Sharon Van Etten On Her Time Working As A Music Publicist

Sharon Van Etten’s latest album because i was in love tends to get overlooked in Sharon’s discography, but it was the blueprint for what fans have grown to love about and expect from her. The lyrics were personal enough to tell her story but also universal, a blank canvas on which you could sketch your own desires and fears.

To hear Sharon tell it, because i was in love documented an innocent time, a specific moment in her 20s when her songs doubled as her journal (they still do). After a college stint in Tennessee, she had moved home to New Jersey, living with her parents and recording hundreds of songs in their basement on her laptop’s internal mike. She burned CD-Rs of her latest demos, which she’d give out at her shows in bars scattered across Brooklyn and New York. She worked at a wine store back then, and paper bags with holes in them ended up becoming DIY album artwork.

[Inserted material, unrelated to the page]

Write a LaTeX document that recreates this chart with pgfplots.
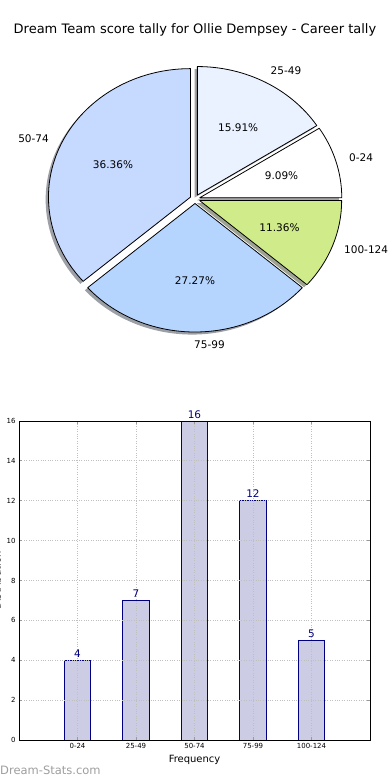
\documentclass[border=0pt]{standalone}
\usepackage{fontspec}
\setmainfont{DejaVu Sans}
\usepackage{pgfplots}
\pgfplotsset{compat=1.18}
\definecolor{cA}{HTML}{FFFFFF}
\definecolor{cB}{HTML}{EBF2FF}
\definecolor{cC}{HTML}{C6D9FF}
\definecolor{cD}{HTML}{B5D5FF}
\definecolor{cE}{HTML}{D0EB8A}
\definecolor{shA}{RGB}{166,166,166}
\definecolor{shB}{RGB}{163,164,166}
\definecolor{shC}{RGB}{157,160,166}
\definecolor{shD}{RGB}{155,159,166}
\definecolor{shE}{RGB}{159,163,148}
\definecolor{barc}{HTML}{CCCCE5}
\definecolor{navyc}{HTML}{000080}
\begin{document}
\begin{tikzpicture}
\useasboundingbox (0,0) rectangle (390bp,-780bp);
% ---------- pie (counts 4, 7, 16, 12, 5 of 44) ----------
\begin{axis}[at={(0,0)}, anchor=north west, x=1bp, y=1bp,
  xmin=0, xmax=390, ymin=-390, ymax=0, hide axis, clip=false]
% shadows
\fill[shA] (axis cs:196.93,-200.30) -- ++(0:142bp and 128.5bp) arc[start angle=0, end angle=32.727, x radius=142bp, y radius=128.5bp] -- cycle;
\fill[shB] (axis cs:194.54,-197.62) -- ++(32.727:142bp and 128.5bp) arc[start angle=32.727, end angle=90, x radius=142bp, y radius=128.5bp] -- cycle;
\fill[shC] (axis cs:187.64,-199.70) -- ++(90:142bp and 128.5bp) arc[start angle=90, end angle=220.909, x radius=142bp, y radius=128.5bp] -- cycle;
\fill[shD] (axis cs:192.16,-206.07) -- ++(220.909:142bp and 128.5bp) arc[start angle=220.909, end angle=319.091, x radius=142bp, y radius=128.5bp] -- cycle;
\fill[shE] (axis cs:196.82,-203.14) -- ++(319.091:142bp and 128.5bp) arc[start angle=319.091, end angle=360, x radius=142bp, y radius=128.5bp] -- cycle;
% wedges
\draw[fill=cA, line width=0.8bp, line join=round] (axis cs:199.77,-197.73) -- ++(0:142bp and 128.5bp) arc[start angle=0, end angle=32.727, x radius=142bp, y radius=128.5bp] -- cycle;
\draw[fill=cB, line width=0.8bp, line join=round] (axis cs:197.38,-195.05) -- ++(32.727:142bp and 128.5bp) arc[start angle=32.727, end angle=90, x radius=142bp, y radius=128.5bp] -- cycle;
\draw[fill=cC, line width=0.8bp, line join=round] (axis cs:190.48,-197.13) -- ++(90:142bp and 128.5bp) arc[start angle=90, end angle=220.909, x radius=142bp, y radius=128.5bp] -- cycle;
\draw[fill=cD, line width=0.8bp, line join=round] (axis cs:195.00,-203.50) -- ++(220.909:142bp and 128.5bp) arc[start angle=220.909, end angle=319.091, x radius=142bp, y radius=128.5bp] -- cycle;
\draw[fill=cE, line width=0.8bp, line join=round] (axis cs:199.66,-200.57) -- ++(319.091:142bp and 128.5bp) arc[start angle=319.091, end angle=360, x radius=142bp, y radius=128.5bp] -- cycle;
% percentages
\begin{scope}[every node/.style={font=\fontsize{10.5bp}{12bp}\selectfont, inner sep=0pt}]
\node at (axis cs:281.5,-176.0) {9.09\%};
\node at (axis cs:238.2,-127.4) {15.91\%};
\node at (axis cs:113.0,-165.1) {36.36\%};
\node at (axis cs:195.0,-280.6) {27.27\%};
\node at (axis cs:279.5,-227.5) {11.36\%};
\node[anchor=west] at (axis cs:349.0,-157.9) {0-24};
\node[anchor=west] at (axis cs:270.5,-71.0) {25-49};
\node[anchor=east] at (axis cs:49.0,-138.4) {50-74};
\node[anchor=west] at (axis cs:194.0,-344.9) {75-99};
\node[anchor=west] at (axis cs:344.0,-250.0) {100-124};
\end{scope}
\node[font=\fontsize{13bp}{15bp}\selectfont, inner sep=0pt] at (axis cs:195,-30) {Dream Team score tally for Ollie Dempsey - Career tally};
\node[font=\fontsize{11.5bp}{13bp}\selectfont, text=black!38, anchor=west, inner sep=0pt] at (axis cs:0,-770) {Dream-Stats.com};
\end{axis}
% ---------- bars ----------
\begin{axis}[at={(19bp,-421bp)}, anchor=north west, scale only axis,
  width=351bp, height=319bp,
  xmin=-1, xmax=5, ymin=0, ymax=16,
  ybar, bar width=0.45,
  xtick={0,1,2,3,4}, xticklabels={0-24,25-49,50-74,75-99,100-124},
  ytick={0,2,4,6,8,10,12,14,16},
  grid=major, major grid style={dotted, color=black!25, line width=1bp},
  axis on top, tick align=inside, major tick length=3bp,
  every tick/.style={black!40, line width=0.8bp},
  axis line style={black, line width=0.8bp},
  tick label style={font=\fontsize{7}{8}\selectfont},
  /pgf/number format/assume math mode=true,
  xlabel={Frequency},
  xlabel style={font=\fontsize{10}{12}\selectfont, at={(axis description cs:0.5,0)}, anchor=center, yshift=-20bp},
  ylabel={Distribution},
  ylabel style={font=\fontsize{10}{12}\selectfont, at={(axis description cs:-0.063,0.5)}, anchor=center, rotate=0},
  nodes near coords,
  nodes near coords style={font=\fontsize{10.5}{12}\selectfont, text=navyc, inner sep=2.5bp},
]
\addplot[fill=barc, draw=navyc, line width=0.7bp] coordinates {(0,4) (1,7) (2,16) (3,12) (4,5)};
\end{axis}
\end{tikzpicture}
\end{document}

If someone sent her an email to say her music had hit a nerve, Sharon made sure she wrote back. 

That’s about as big as she dreamed. She wanted to connect with people by making music that was an act of both expression and self-exploration. And that’s still the heart of what Sharon values as an artist.  

I remember when you worked as a publicist. Was it a difficult? You’re promoting other people’s music, but you likely just wanted to work on your own.

Yeah, I mean, I have to say Ben (Goldberg) is one of the most beautiful people I know. He has a heart of gold, that guy. I feel very lucky… I started as an intern and one of my friends that I went to college with at Middle Tennessee State was his assistant. She was teaching me what she was learning along the way, too. I had just moved to New York and was working at a wine store. I was interested in the business side of things because I knew that one day, I wanted to put out a record. I knew that I was so far from that when I started working. I didn’t even want him to know I was a musician, so I didn’t tell him. Then I was hand-making CDs out of my house and learning what blogs were. I had no idea.

I know it sounds silly, but it wasn’t like I was an employee for a little while. He hired me after some time, but I had no idea what I was doing. I had no real aspirations other than, I love music and I love playing. I wasn’t thinking of starting a real career. I just felt lucky to be able to live in New York and play at these dive bars at one in the morning. At the time, I just wanted to figure out how to keep a job and how to live in New York. Working at a label seemed really fun and working with my friend, and at the time Beirut’s following was growing so fast. I learned a lot because it happened at a really fast rate.

Sometimes bands grow so fast and then shoot back down just as quickly. You can learn a lot from watching a band grow quickly—what to do and what not to do.

Absolutely. I’ve always been a fan of the slow build. Whether it be with my career, or my songs, or life. Just growing at a slower rate. When I look at bands today, where it is like the SoundCloud phenomenon or whatever, it’s like you have one really big song and you get a record deal. Then that record does well because of that one song, but then you set the bar so high for yourself starting out, that the pressure’s too much. It’s much harder on kids today.

I’m in my 30s, so I’m not like a grandma by any means, but I feel like it’s happened at such a rate that I don’t even know what the music industry is, or how people find music anymore. I don’t know how kids don’t feel pressured after they have a successful song, let alone if one album’s successful. The kind of pressure that’s put on them by labels now… I feel bad for them.